Washington Township had approximately 2,000 residents attend last year’s National Night Out festivities at Washington Lake Park, and while they were just one municipality in a nationwide celebration, it was a far cry from the inaugural night out.
The first National Night Out was held in August of 1984. Prior to that, Matt Peskin, a volunteer with the Lower Merion Community Watch program, wanted to show off his group’s success by starting a newsletter and distributing it to the community. Over time, he began showcasing other communities successes as well and eventually it morphed into a one-night celebration where 2.5 million people in 400 communities over 23 states celebrated in the inaugural year. His goal then was the same as today – to share time with your neighbors while connecting with law enforcement.
This year’s National Night Out is scheduled for Aug. 6 from 6 to 9 p.m. at Washington Lake Park. A rain date is scheduled for Aug. 7.
Connecting the police officers with the residents, or community caretaking, is one of Chief of Police Pat Gurcsik’s calling cards.
“It’s a community-building campaign to help promote better partnerships between our community and police,” Gurcsik said of the event.
“We’re trying to foster awesome relations between the public and the police here. This falls perfectly into our campaign to help promote a better partnership between our residents, the children and our police officers,” he added.
According to Gurcsik, the Washington Township Police Department has been hosting National Night Out for approximately 10 years. He said in his first year as chief, 2017, the department centralized the celebration to Washington Lake Park.
“In the past it had been celebrated in different residential neighborhoods. Some spots would only have two or three people, so we decided to bring it to one central location and have it there,” he said. “One spot was the Olde Stone House. There was a good turnout there, but there were problems with parking and the area became too small. We moved all of the events to one location at Washington Lake Park. It’s the largest municipal park in the state of New Jersey and we figured we could put it to good use on a night like this, bringing the community together.”

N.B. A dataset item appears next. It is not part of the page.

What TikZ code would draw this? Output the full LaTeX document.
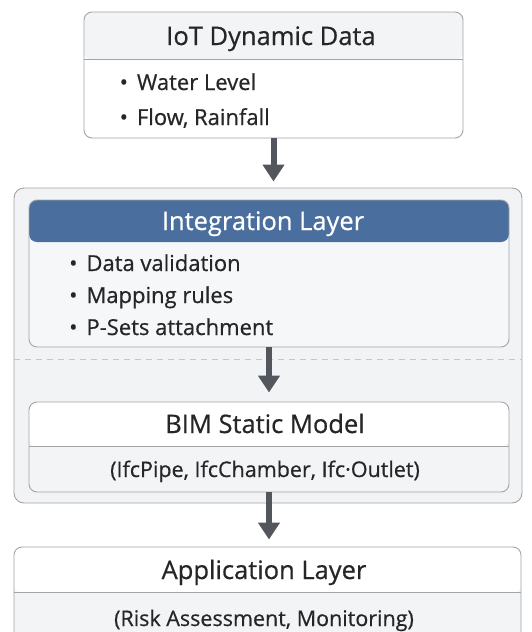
\documentclass[tikz,border=0pt]{standalone}
\usepackage{fontspec}
\setmainfont{Open Sans}[FakeBold=0.6]
\usetikzlibrary{arrows.meta}

\definecolor{rimgray}{HTML}{A2A4A8}
\definecolor{headgray}{HTML}{F3F4F6}
\definecolor{panelgray}{HTML}{F2F3F4}
\definecolor{bodygray}{HTML}{F6F7F9}
\definecolor{layerblue}{HTML}{4A6E9E}
\definecolor{arrowgray}{HTML}{53575D}
\definecolor{inkgray}{HTML}{262626}
\definecolor{sepgray}{HTML}{C4C6C9}

\begin{document}
\begin{tikzpicture}[x=1pt, y=-1pt,
    card/.style = {draw=rimgray, line width=0.9pt, rounded corners=8pt, fill=white, inner sep=0pt},
    headed/.style 2 args = {path picture={\fill[#1] (path picture bounding box.north west) rectangle ([yshift=-#2]path picture bounding box.north east);}},
    title/.style = {font=\fontsize{25.5}{30}\selectfont, text=inkgray, anchor=base, inner sep=0pt},
    item/.style = {font=\fontsize{22}{26}\selectfont, text=inkgray, anchor=base west, inner sep=0pt},
    note/.style = {font=\fontsize{21.5}{26}\selectfont, text=inkgray, anchor=base, inner sep=0pt},
    rule/.style = {draw=rimgray, line width=0.9pt},
    flow/.style = {line width=6pt, draw=arrowgray, -{Triangle[width=21pt, length=17pt]}}]

    \useasboundingbox[fill=white] (0,0) rectangle (532,632);

    % containers
    \node[card, fill=panelgray, rounded corners=10pt, minimum width=508pt, minimum height=315pt] (core) at (268,345.5) {};
    \node[card, headed={headgray}{48pt}, minimum width=379pt, minimum height=126pt] (iot) at (273.5,75) {};
    \node[card, fill=bodygray, headed={layerblue}{42pt}, minimum width=480pt, minimum height=147pt] (integ) at (269,273.5) {};
    \node[card, fill=headgray, headed={white}{45pt}, minimum width=480pt, minimum height=90pt] (bim) at (269,447) {};
    \node[card, fill=headgray, headed={white}{46pt}, minimum width=507pt, minimum height=100pt] (app) at (267.5,597) {};

    % header rules
    \draw[rule] ([yshift=-48pt]iot.north west) -- ([yshift=-48pt]iot.north east);
    \draw[rule] ([yshift=-45pt]bim.north west) -- ([yshift=-45pt]bim.north east);
    \draw[rule] ([yshift=-46pt]app.north west) -- ([yshift=-46pt]app.north east);
    \coordinate (sep) at (0,359);
    \draw[sepgray, line width=0.9pt, dash pattern=on 6pt off 5pt] (core.west |- sep) -- (core.east |- sep);

    % texts
    \node[title] (iottitle) at (271,45) {IoT Dynamic Data};
    \node[item] (water) at (119.5,90) {•\hspace{9pt}Water Level};
    \node[item] (flow) at (119.5,125) {•\hspace{9pt}Flow, Rainfall};

    \node[title, text=white] (integtitle) at (263,230) {Integration Layer};
    \node[item] (valid) at (69,271) {•\hspace{9pt}Data validation};
    \node[item] (mapping) at (69,303) {•\hspace{9pt}Mapping rules};
    \node[item] (psets) at (69,335) {•\hspace{9pt}P-Sets attachment};

    \node[title] (bimtitle) at (265,433) {BIM Static Model};
    \node[note] (bimnote) at (265,477) {(IfcPipe, IfcChamber, Ifc·Outlet)};

    \node[title] (apptitle) at (264,579) {Application Layer};
    \node[note] (appnote) at (264,626) {(Risk Assessment, Monitoring)};

    % arrows
    \draw[flow, shorten >=6pt] (iot.south) -- (iot.south |- core.north);
    \draw[flow, shorten >=9pt] (integ.south) -- (integ.south |- bim.north);
    \draw[flow, shorten >=7pt] (bim.south) -- (bim.south |- app.north);

\end{tikzpicture}
\end{document}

This year’s festivities will include inflatable rides for children, a DJ, a free barbecue, drinks, water ice and a K-9 demonstration featuring the police department’s five K-9 officers. Gurcsik added there will be SWAT trucks, fire trucks, a helicopter landing demonstration and a resident who carves bears out of trees and wood. Twenty-five vendors are currently on the docket to attend, but Gurcsik said they are not permitted to sell – however they can give products away to attendees. He used Duffield’s farm as an example, noting it had a truckload of watermelons it cut and handed out to attendees.
“Everything is free,” he said.
The purpose of the event is not lost despite all of the new sites and sounds – the goal is to bring the community together.
“It’s a two-way street, our residents get to meet our officers and see them in a different light, barbecuing at a stress-free event,” Gurcsik said. “Everyone gets to see and meet our officers and have a good time. When neighbors from all the residential developments get together with our police officers, the local businesses are going to be there handing out free products, under positive circumstances, great things happen. That bond is very powerful. This is a perfect event for our community caretaking.”
When it comes to parking, spaces are available at the park along with the grass lot across the street and at Chestnut Ridge Middle School. A shuttle service will run back and forth to the park.
Gurcsik’s goal for this year’s National Night Out is simple – to continue building on the positive relationships his agency formed since he became chief in January 2017.
“Make Washington Township a more safe place to live and raise a family through those bonds and working together with the residents here in town,” he said.